At first glance, the idea sounds unrealistic. Why would the Raptors bring back a 35-year-old star when they’ve spent the last few years building a younger roster?
But once you look at team timelines, cap structure, and on-court data, a Kawhi Leonard-to-Toronto trade starts making more sense than people think.
Not because Kawhi turns the Raptors into instant title favorites again.
Because all three sides of the equation: the Raptors, the Clippers, and Kawhi himself, have reasons to consider it.
Toronto’s biggest problem is efficiency, not talent
The Raptors have quietly accumulated a lot of good players.
Scottie Barnes is one of the better all-around forwards in basketball. Immanuel Quickley creates offense efficiently. RJ Barrett had arguably the best stretch of his career after arriving in Toronto.
But Toronto still doesn’t have the thing most contenders eventually need: elite shot creation.
Last season, Toronto’s offense frequently stalled late in possessions. They generated transition opportunities and offensive rebounds, but in playoff basketball those possessions disappear.
That’s where Kawhi still matters.
Even in reduced availability, Leonard remains one of the league’s most efficient volume scorers.
His profile still looks elite:
- Around 60% true shooting despite difficult shot selection.
- Excellent turnover control for a high-usage wing.
- Strong midrange efficiency, which becomes more valuable in playoff environments.
- Low-maintenance offensive style that doesn’t dominate possessions.
The Raptors don’t need a heliocentric star. They need someone who can take difficult possessions and convert them at an efficient rate.
Kawhi still does that.
Scottie Barnes becomes more valuable next to Kawhi, not less
Barnes’ best offensive stretches have often come as a connector rather than a pure offensive engine.
His value comes from:
- transition creation
- defensive versatility
- secondary playmaking
- attacking tilted defenses
Kawhi would create those tilted defenses.
Barnes operating as a secondary creator next to Leonard could actually increase his efficiency while lowering the burden of carrying every late-clock possession.
Defensively, the fit remains obvious.
A Barnes–Kawhi frontcourt would immediately become one of the most switchable defensive groups in basketball.
Toronto already prioritizes length and positional flexibility. Leonard fits that identity almost perfectly.
Why the Clippers could consider moving him
This is the uncomfortable part.
The Clippers have spent years trying to maximize the Kawhi era.

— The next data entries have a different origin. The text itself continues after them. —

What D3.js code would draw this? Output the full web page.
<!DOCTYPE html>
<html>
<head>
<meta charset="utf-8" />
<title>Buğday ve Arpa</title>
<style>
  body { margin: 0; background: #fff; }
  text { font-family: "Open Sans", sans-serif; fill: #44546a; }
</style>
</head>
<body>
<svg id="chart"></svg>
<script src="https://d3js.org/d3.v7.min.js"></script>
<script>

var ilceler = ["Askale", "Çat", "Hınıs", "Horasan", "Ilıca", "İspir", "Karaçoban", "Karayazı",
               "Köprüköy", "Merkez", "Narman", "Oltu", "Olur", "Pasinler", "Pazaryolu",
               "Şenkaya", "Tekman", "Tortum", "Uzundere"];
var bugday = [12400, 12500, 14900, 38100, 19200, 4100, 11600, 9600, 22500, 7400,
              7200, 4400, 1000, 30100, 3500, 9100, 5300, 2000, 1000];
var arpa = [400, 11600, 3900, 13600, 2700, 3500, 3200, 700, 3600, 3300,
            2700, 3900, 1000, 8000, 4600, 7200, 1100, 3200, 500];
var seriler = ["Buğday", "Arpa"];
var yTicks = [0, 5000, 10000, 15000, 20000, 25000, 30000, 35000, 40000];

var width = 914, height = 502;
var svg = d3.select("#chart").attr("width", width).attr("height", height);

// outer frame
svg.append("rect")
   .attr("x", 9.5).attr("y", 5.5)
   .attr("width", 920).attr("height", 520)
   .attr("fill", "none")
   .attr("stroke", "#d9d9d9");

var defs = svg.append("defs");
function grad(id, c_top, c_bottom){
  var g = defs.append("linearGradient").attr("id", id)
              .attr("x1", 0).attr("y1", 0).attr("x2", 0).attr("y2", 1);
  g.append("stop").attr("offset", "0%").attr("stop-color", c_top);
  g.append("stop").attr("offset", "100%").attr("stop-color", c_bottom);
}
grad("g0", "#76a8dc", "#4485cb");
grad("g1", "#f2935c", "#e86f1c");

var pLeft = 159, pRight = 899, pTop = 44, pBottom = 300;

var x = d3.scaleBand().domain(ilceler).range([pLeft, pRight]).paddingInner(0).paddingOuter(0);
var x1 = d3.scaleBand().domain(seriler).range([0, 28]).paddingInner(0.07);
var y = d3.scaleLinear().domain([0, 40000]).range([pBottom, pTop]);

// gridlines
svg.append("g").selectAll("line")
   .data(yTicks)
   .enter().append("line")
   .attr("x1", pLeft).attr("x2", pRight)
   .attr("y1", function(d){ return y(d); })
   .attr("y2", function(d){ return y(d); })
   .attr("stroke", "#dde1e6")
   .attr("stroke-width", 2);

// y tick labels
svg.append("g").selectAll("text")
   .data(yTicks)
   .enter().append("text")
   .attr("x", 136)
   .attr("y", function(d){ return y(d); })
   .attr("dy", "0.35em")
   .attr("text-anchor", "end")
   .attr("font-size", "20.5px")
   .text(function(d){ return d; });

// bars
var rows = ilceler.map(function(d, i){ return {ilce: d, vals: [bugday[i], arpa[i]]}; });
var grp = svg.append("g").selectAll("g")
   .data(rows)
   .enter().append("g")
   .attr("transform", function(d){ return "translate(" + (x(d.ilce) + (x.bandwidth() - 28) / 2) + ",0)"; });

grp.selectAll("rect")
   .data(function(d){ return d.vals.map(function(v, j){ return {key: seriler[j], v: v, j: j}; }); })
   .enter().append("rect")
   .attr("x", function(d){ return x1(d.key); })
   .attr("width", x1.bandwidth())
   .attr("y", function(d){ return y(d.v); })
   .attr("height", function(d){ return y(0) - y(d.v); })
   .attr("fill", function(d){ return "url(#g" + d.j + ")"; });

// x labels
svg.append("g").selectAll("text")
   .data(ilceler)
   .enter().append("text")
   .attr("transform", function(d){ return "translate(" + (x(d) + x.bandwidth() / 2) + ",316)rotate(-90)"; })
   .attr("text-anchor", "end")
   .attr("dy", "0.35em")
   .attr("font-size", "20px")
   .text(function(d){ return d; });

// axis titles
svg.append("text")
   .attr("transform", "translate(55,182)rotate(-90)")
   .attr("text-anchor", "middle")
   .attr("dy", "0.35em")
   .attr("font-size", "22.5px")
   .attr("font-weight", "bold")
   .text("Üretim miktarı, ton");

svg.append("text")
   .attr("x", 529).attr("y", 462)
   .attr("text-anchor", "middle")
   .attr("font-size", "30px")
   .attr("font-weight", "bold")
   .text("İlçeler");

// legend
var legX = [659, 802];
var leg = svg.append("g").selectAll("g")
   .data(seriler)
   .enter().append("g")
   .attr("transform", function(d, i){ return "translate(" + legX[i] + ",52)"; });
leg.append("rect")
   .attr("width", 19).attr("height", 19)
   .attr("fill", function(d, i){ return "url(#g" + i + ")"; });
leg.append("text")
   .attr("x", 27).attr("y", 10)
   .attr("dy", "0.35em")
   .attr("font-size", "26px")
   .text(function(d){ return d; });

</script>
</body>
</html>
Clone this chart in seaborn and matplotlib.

The problem isn’t his level when healthy.
It’s availability.
Over recent seasons, Leonard has consistently missed significant time, and the Clippers have repeatedly entered the postseason without continuity.
At some point, front offices stop asking “How good are we at our peak?” and start asking “What’s our expected outcome over 82 games and four playoff rounds?”
That’s where moving Kawhi becomes rational.
Toronto could offer:
- future draft capital
- younger rotation players
- financial flexibility
- lineup durability
The Clippers would gain optionality instead of continuing to bet everything on health variance.
Kawhi’s timeline actually lines up better with Toronto than people think
This sounds backwards because Toronto is younger.
But that youth might be exactly why it works.
Toronto doesn’t need Kawhi to carry 75 games.
They need:
- 55–60 regular season games
- elite playoff offense
- veteran shot creation
- playoff credibility
That’s much closer to Kawhi’s realistic workload now.
And unlike his first Toronto stint, there wouldn’t be pressure to turn him into a one-man offense.
The infrastructure already exists.
Quickley can initiate.
Barnes can facilitate.
Barrett can absorb possessions.
Kawhi would be asked to finish possessions, not create every one.
The deal only works if the price stays reasonable
This isn’t a “trade everything” argument.
Toronto should not empty its future for aging star power.
But if the framework becomes something like salary matching plus limited premium assets?
That’s where the math changes.
Because adding a player who still produces elite efficiency numbers without needing superstar usage can raise a team’s ceiling faster than another slow development cycle.
Kawhi already proved once that Toronto can maximize his strengths.
The question now isn’t whether a reunion would be nostalgic.
It’s whether both teams have reached the point where the numbers make nostalgia irrelevant.